Fugindo do rigoroso inverso que inviabilizava o plantio e a colheita de alimentos durante a maior parte do ano, famílias deixaram a Rússia em busca de uma vida sem fome e em um clima mais ameno no Brasil. Os primeiros russos chegaram no país em 1909 para povoar o noroeste gaúcho, onde fundaram a cidade de Campina das Missões, a 418 km de Porto Alegre. Entre 1909 e 1912, entraram no estado 19.525 imigrantes russos. Atualmente, a cidade tem cerca de 6.000 moradores, destes pelo menos 1.500 descendem diretamente dos russos.
Em Campina das Missões, a língua, o folclore e a religião dos fundadores são preservadas. A primeira Igreja Ortodoxa Russa do Brasil foi erguida na cidade, em 1912. Mantendo a ligação com o país ancestral, os moradores da localidade prepararam uma celebração para acompanhar a transmissão da cerimônia de abertura da Copa do Mundo de 2018 na manhã desta quinta-feira, 14. Cerca de cem pessoas assistiram pela televisão ao evento esportivo e comemoraram a goleada de 5 a 0 da Rússia contra a Arábia Saudita.
Aos torcedores foram servidos pão preto e sopa borsch, receita típica que leva beterraba e repolho, ao ritmo de música tradicional, segundo Ilse Ana Perius Zabolotsky, de 60 anos, organizadora da festa. “Foi uma goleada comemorada com muita ênfase”, disse Ilse Ana à reportagem.
A festa também serviu para recepcionar Yuri Lezgintev, cônsul-geral da Rússia em São Paulo, que acabou assistindo à maior goleada em uma estreia de Copa do Mundo desde 1954, quando o Brasil ganhou do México, também por 5 a 0, na Suíça. A Rússia não vencia há sete partidas.
“Quando a Rússia joga, torço para a Rússia. Mas quando o Brasil entra em campo, torço pelo Brasil porque é a nossa pátria”, disse a VEJA Jacinto Zabolotsky, advogado de 61 anos, casado com Ilse Ana. O pai de Zabolotsky chegou a Campina das Missões em 1911 ainda menino, com onze anos. O advogado é, portanto, parte da primeira geração de descendentes dos imigrantes russos. Historiador, ele pesquisa e preserva a memória dos russos da região.
“Quando vieram ao Brasil, as famílias esperavam encontrar a ‘terra prometida’. Mas encontraram dificuldades, mata fechada. Trabalharam muito. Ganharam do governo os mantimentos iniciais e pagavam os lotes de quinze hectares com trabalho em obras, como estradas”, explica Zabolotsky.
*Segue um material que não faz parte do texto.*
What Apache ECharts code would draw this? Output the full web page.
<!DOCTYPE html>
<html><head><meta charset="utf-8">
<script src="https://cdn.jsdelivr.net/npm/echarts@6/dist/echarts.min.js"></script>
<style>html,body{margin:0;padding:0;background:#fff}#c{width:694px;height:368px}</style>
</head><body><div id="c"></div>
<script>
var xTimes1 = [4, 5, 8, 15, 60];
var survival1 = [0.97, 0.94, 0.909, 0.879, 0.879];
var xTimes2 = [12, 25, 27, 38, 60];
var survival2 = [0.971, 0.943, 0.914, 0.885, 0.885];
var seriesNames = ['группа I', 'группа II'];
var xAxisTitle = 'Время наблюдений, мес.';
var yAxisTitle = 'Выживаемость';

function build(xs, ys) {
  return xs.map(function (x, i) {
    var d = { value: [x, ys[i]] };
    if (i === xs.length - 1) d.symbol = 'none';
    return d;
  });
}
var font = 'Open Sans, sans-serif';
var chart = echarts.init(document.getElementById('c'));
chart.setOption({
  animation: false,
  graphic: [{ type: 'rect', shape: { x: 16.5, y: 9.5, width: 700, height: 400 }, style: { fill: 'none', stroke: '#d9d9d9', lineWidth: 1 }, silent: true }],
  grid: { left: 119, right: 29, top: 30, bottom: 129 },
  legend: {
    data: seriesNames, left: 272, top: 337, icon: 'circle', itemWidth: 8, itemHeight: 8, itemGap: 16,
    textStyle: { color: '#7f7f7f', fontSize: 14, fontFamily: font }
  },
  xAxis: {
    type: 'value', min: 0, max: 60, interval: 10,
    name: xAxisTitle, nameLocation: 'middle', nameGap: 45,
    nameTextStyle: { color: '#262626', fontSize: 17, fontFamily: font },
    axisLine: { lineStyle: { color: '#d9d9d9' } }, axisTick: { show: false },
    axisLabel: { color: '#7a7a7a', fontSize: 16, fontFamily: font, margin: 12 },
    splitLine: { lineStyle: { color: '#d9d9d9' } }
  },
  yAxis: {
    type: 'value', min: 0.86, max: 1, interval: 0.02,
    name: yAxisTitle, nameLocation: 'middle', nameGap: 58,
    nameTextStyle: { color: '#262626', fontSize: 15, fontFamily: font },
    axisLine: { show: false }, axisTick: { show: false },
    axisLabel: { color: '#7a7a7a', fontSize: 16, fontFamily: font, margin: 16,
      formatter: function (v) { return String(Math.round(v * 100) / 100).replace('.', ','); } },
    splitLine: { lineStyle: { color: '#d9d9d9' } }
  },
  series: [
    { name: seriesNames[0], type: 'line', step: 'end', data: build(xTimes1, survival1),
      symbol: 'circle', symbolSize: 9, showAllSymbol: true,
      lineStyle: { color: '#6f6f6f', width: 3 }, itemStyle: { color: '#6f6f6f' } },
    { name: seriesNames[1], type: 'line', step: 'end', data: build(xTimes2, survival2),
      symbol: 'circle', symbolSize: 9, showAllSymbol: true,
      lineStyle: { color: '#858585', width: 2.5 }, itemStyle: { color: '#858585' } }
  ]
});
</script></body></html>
“Diante de tantas vicissitudes, os imigrantes encontraram força na fé. Era um refúgio para aguentar o sofrimento, a dor, o cansaço”, diz sobre a fundação da primeira Igreja Ortodoxa Russa no Brasil. A religiosidade é um dos traços mantidos na colônia juntamente da língua, que costuma ser ensinada aos filhos pelos pais.
No próximo domingo, 17, quando o Brasil joga contra a Suíça, Zabolotsky garante: “Vou torcer como brasileiro”.